- Directed by: Glenn Danzig
- Written by: Glenn Danzig
- Produced by: James Cullen Bressack
- Starring: Devon Sawa
- Cinematography: Glenn Danzig Pedja Radenkovic
- Edited by: Glenn Danzig Garo Setian
- Music by: Glenn Danzig
- Release date: August 27, 2021;
- Running time: 92 minutes
- Country: United States
- Language: English

= Death Rider in the House of Vampires =

Death Rider in the House of Vampires is a 2021 American Western horror drama film written and directed by Glenn Danzig and starring Devon Sawa.
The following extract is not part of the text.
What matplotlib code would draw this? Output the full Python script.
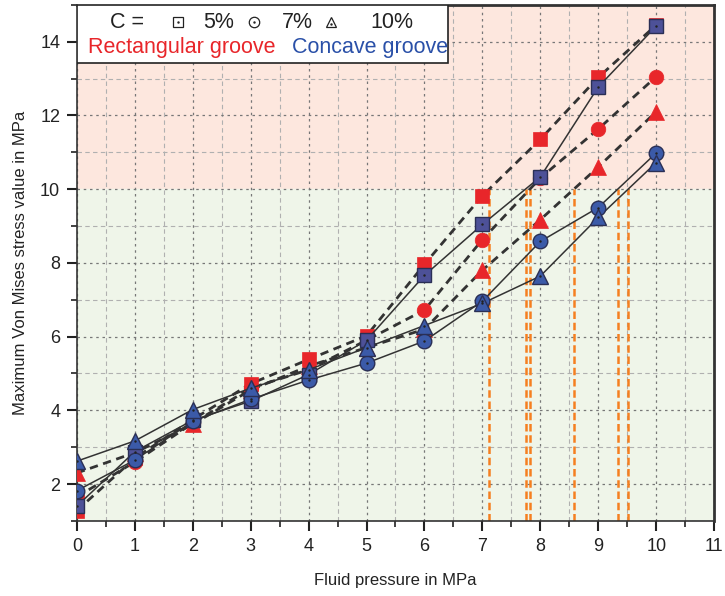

In addition to writing and directing, Danzig also served as the film’s composer.

==Cast==
- Devon Sawa as Death Rider
- Kim Director as Carmilla Joe
- Julian Sands as Count Holliday
- Glenn Danzig as Bad Bathory
- Eli Roth as Drac Cassidy
- Danny Trejo as Bela Latigo
- Ashley Wisdom as Mina Belle
- Victor DiMattia as Kid Vlad
- Kansas Bowling as Rider’s Dead Sister
- Yulia Klass as Mircarla Mae

==Production==
In December 2019, it was announced that Sawa was cast in the film.

In January 2020, it was announced that Trejo was cast in the film.

==Release==
The film was released on August 27, 2021. Then it was released on DVD and Blu-ray in December 2023.

==Reception==
Patrick Bromley of Bloody Disgusting awarded the film two “skulls” out of five.